_EXERCISE TASK:_ Each line from the top of the listing through the one holding "minimum height=31pt, text=stepred]" should be restated word for word, with nothing added and no pictures.

— START EXTRACTED DATA —

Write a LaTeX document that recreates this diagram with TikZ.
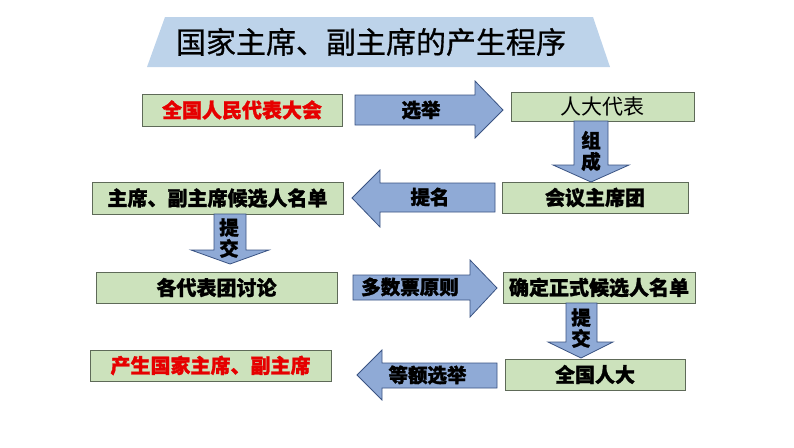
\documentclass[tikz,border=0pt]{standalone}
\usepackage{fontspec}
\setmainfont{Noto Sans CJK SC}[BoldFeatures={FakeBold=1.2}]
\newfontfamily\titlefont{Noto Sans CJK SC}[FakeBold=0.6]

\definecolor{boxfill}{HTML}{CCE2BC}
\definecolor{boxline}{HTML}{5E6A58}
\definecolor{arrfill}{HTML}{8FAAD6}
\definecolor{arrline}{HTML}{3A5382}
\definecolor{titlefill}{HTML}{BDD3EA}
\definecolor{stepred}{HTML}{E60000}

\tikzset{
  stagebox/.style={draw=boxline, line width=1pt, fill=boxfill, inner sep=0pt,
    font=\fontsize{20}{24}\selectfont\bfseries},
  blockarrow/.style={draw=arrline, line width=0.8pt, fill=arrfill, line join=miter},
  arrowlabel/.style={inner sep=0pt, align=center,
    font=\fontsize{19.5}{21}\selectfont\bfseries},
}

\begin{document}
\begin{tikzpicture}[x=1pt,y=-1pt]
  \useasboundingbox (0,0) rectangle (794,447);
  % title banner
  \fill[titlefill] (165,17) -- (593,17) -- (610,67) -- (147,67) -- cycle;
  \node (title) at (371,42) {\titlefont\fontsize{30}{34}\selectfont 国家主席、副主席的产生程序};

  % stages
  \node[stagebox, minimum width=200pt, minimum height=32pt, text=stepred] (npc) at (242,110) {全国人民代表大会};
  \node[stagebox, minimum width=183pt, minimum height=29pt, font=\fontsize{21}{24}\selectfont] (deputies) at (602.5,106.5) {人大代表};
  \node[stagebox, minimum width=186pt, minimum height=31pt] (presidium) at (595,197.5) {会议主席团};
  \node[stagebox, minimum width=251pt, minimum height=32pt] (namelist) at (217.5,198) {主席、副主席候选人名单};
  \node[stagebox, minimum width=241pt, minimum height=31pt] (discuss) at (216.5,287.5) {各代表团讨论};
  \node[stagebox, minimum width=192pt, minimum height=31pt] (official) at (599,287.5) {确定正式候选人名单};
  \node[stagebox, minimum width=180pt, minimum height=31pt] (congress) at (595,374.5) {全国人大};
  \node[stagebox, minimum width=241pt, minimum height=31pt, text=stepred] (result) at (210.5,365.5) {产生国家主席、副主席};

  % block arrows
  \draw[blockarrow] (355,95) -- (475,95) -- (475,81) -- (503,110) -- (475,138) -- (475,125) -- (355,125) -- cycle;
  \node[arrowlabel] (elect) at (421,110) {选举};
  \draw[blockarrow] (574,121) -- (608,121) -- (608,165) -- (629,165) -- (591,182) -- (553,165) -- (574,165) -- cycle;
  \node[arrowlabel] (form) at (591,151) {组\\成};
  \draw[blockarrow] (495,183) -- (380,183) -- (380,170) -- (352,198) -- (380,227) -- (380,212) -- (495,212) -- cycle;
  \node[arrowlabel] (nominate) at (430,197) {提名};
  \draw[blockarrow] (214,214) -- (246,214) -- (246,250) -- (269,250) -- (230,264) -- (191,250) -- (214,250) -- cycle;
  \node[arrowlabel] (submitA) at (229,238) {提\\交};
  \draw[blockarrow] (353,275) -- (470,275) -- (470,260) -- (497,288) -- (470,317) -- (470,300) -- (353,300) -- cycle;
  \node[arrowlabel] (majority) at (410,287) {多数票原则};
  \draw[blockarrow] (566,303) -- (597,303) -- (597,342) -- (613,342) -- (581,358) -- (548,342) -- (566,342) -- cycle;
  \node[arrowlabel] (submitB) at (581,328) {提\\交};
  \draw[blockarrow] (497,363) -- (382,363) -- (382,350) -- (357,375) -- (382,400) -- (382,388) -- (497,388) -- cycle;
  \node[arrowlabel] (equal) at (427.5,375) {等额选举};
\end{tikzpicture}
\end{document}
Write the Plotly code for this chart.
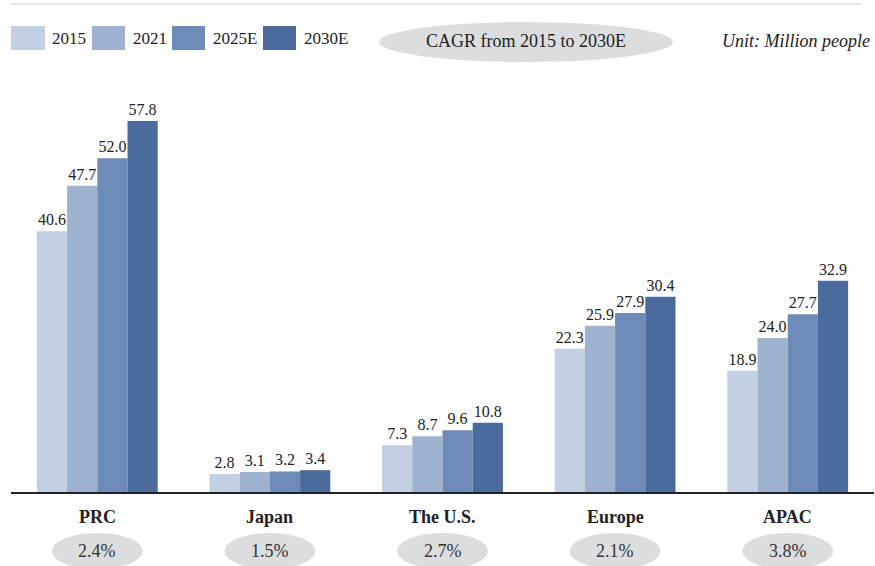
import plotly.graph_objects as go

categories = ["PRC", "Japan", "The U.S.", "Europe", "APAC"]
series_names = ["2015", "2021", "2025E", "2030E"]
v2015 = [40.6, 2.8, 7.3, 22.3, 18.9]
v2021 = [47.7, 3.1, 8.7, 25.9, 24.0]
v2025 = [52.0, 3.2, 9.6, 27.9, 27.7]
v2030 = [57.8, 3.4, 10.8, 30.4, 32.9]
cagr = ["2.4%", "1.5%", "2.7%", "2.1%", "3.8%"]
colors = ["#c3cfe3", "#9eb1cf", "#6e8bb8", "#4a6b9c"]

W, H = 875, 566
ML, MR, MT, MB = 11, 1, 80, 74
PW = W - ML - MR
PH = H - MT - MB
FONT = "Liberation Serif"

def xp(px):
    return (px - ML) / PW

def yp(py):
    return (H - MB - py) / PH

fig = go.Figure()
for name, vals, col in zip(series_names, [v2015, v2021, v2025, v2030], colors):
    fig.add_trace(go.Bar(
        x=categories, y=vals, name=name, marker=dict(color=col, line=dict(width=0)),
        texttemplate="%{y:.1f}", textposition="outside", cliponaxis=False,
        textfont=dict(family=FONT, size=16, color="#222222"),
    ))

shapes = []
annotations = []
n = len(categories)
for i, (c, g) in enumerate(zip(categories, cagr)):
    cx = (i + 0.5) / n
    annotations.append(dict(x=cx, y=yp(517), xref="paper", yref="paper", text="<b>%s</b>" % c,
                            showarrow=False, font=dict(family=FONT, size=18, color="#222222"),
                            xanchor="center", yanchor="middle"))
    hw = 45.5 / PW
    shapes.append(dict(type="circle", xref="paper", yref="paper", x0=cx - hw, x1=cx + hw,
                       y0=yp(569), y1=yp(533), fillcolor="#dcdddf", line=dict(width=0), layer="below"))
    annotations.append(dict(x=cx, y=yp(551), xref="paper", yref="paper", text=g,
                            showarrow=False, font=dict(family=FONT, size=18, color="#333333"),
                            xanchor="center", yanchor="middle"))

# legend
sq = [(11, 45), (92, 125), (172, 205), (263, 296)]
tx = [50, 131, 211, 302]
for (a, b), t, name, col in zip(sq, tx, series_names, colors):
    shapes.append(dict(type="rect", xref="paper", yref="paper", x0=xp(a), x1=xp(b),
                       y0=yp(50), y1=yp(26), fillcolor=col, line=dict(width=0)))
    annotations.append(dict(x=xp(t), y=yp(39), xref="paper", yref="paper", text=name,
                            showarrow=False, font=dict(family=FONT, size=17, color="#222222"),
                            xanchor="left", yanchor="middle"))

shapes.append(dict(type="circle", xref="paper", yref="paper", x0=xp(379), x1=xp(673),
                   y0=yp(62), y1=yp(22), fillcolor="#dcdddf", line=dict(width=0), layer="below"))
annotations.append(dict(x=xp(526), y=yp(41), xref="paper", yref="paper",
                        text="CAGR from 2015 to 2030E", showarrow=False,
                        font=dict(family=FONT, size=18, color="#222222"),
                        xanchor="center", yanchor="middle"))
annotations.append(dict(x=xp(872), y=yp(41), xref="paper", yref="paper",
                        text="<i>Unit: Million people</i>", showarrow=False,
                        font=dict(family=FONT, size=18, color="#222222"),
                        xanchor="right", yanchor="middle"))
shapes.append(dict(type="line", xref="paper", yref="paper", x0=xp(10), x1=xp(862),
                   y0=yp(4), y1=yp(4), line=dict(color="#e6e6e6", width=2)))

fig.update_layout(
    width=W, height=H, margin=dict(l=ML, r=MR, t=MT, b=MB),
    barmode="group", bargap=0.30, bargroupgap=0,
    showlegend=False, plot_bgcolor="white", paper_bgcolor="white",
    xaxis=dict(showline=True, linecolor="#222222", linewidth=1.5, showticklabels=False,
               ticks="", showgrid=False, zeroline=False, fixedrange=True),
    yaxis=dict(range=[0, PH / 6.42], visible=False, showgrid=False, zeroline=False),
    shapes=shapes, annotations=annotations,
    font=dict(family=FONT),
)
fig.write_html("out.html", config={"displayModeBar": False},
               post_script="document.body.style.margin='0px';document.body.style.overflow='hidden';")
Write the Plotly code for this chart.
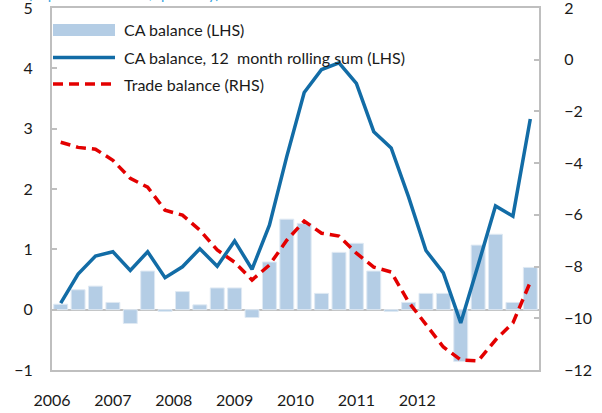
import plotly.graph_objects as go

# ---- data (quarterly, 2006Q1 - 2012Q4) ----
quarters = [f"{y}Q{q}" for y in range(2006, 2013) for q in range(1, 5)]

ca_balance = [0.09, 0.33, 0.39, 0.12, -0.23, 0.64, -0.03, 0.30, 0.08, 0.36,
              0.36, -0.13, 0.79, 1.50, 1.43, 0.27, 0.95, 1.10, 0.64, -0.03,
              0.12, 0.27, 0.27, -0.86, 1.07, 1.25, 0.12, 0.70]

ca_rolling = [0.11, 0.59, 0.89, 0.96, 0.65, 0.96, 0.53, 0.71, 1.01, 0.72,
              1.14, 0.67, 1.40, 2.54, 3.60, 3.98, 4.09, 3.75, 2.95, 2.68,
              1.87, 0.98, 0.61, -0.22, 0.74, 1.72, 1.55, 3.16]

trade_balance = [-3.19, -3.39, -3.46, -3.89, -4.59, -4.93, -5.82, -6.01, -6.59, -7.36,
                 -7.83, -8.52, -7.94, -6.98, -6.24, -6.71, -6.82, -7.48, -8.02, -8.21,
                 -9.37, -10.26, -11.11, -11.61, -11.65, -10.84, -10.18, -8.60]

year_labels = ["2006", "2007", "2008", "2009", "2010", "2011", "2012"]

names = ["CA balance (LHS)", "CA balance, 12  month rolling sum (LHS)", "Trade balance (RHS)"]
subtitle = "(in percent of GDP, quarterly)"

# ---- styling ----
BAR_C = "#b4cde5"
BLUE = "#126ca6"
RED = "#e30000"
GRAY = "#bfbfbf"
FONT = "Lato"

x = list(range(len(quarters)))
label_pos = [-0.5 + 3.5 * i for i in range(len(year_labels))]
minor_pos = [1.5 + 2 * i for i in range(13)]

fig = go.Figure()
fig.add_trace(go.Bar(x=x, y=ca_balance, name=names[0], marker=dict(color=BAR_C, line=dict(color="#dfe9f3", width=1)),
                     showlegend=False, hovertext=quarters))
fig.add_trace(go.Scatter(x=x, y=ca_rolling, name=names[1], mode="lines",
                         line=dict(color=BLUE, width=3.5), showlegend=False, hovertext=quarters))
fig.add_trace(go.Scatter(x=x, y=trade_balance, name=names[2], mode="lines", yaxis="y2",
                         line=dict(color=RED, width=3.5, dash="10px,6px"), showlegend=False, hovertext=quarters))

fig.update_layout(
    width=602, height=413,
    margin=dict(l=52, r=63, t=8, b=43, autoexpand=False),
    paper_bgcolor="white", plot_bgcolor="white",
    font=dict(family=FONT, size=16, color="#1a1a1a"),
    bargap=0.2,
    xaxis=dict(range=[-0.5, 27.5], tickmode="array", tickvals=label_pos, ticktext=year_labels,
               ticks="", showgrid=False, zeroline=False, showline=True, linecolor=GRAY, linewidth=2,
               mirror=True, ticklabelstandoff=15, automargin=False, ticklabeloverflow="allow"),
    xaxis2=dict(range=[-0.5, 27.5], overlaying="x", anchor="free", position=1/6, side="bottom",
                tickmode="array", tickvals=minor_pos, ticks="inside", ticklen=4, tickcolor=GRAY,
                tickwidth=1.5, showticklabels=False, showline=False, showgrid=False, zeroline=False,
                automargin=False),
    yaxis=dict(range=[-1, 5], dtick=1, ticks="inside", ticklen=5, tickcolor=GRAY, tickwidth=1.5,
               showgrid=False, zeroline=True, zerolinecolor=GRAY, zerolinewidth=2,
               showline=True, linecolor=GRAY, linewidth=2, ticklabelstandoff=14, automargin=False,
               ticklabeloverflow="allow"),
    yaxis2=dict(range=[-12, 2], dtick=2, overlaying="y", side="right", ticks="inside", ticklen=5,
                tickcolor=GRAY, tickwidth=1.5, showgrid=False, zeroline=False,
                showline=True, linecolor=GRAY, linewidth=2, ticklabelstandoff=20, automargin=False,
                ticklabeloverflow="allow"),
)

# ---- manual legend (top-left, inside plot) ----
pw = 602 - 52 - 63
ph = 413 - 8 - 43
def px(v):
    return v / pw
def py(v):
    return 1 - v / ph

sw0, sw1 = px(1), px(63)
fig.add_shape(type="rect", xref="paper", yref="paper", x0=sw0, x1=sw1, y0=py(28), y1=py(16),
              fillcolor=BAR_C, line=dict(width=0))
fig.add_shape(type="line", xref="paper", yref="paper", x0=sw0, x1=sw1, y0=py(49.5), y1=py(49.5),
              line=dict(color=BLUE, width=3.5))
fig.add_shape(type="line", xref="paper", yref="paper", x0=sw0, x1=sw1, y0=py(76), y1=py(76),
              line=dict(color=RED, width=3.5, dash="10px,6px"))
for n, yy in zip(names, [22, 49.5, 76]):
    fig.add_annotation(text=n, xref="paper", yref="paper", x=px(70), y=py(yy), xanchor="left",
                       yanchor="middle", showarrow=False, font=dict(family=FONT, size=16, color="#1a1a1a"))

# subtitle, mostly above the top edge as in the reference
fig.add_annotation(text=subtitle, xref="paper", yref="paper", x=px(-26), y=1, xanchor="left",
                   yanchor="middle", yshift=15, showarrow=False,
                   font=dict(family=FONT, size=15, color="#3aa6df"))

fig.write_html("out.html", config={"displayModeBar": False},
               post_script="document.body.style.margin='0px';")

— END EXTRACTED DATA —

_WRITTEN ANSWER:_
Write a LaTeX document that recreates this diagram with TikZ.
\documentclass[tikz,border=0pt]{standalone}
\usepackage{fontspec}
\setmainfont{Noto Sans CJK SC}[BoldFeatures={FakeBold=1.2}]
\newfontfamily\titlefont{Noto Sans CJK SC}[FakeBold=0.6]

\definecolor{boxfill}{HTML}{CCE2BC}
\definecolor{boxline}{HTML}{5E6A58}
\definecolor{arrfill}{HTML}{8FAAD6}
\definecolor{arrline}{HTML}{3A5382}
\definecolor{titlefill}{HTML}{BDD3EA}
\definecolor{stepred}{HTML}{E60000}

\tikzset{
  stagebox/.style={draw=boxline, line width=1pt, fill=boxfill, inner sep=0pt,
    font=\fontsize{20}{24}\selectfont\bfseries},
  blockarrow/.style={draw=arrline, line width=0.8pt, fill=arrfill, line join=miter},
  arrowlabel/.style={inner sep=0pt, align=center,
    font=\fontsize{19.5}{21}\selectfont\bfseries},
}

\begin{document}
\begin{tikzpicture}[x=1pt,y=-1pt]
  \useasboundingbox (0,0) rectangle (794,447);
  % title banner
  \fill[titlefill] (165,17) -- (593,17) -- (610,67) -- (147,67) -- cycle;
  \node (title) at (371,42) {\titlefont\fontsize{30}{34}\selectfont 国家主席、副主席的产生程序};

  % stages
  \node[stagebox, minimum width=200pt, minimum height=32pt, text=stepred] (npc) at (242,110) {全国人民代表大会};
  \node[stagebox, minimum width=183pt, minimum height=29pt, font=\fontsize{21}{24}\selectfont] (deputies) at (602.5,106.5) {人大代表};
  \node[stagebox, minimum width=186pt, minimum height=31pt] (presidium) at (595,197.5) {会议主席团};
  \node[stagebox, minimum width=251pt, minimum height=32pt] (namelist) at (217.5,198) {主席、副主席候选人名单};
  \node[stagebox, minimum width=241pt, minimum height=31pt] (discuss) at (216.5,287.5) {各代表团讨论};
  \node[stagebox, minimum width=192pt, minimum height=31pt] (official) at (599,287.5) {确定正式候选人名单};
  \node[stagebox, minimum width=180pt, minimum height=31pt] (congress) at (595,374.5) {全国人大};
  \node[stagebox, minimum width=241pt, minimum height=31pt, text=stepred] (result) at (210.5,365.5) {产生国家主席、副主席};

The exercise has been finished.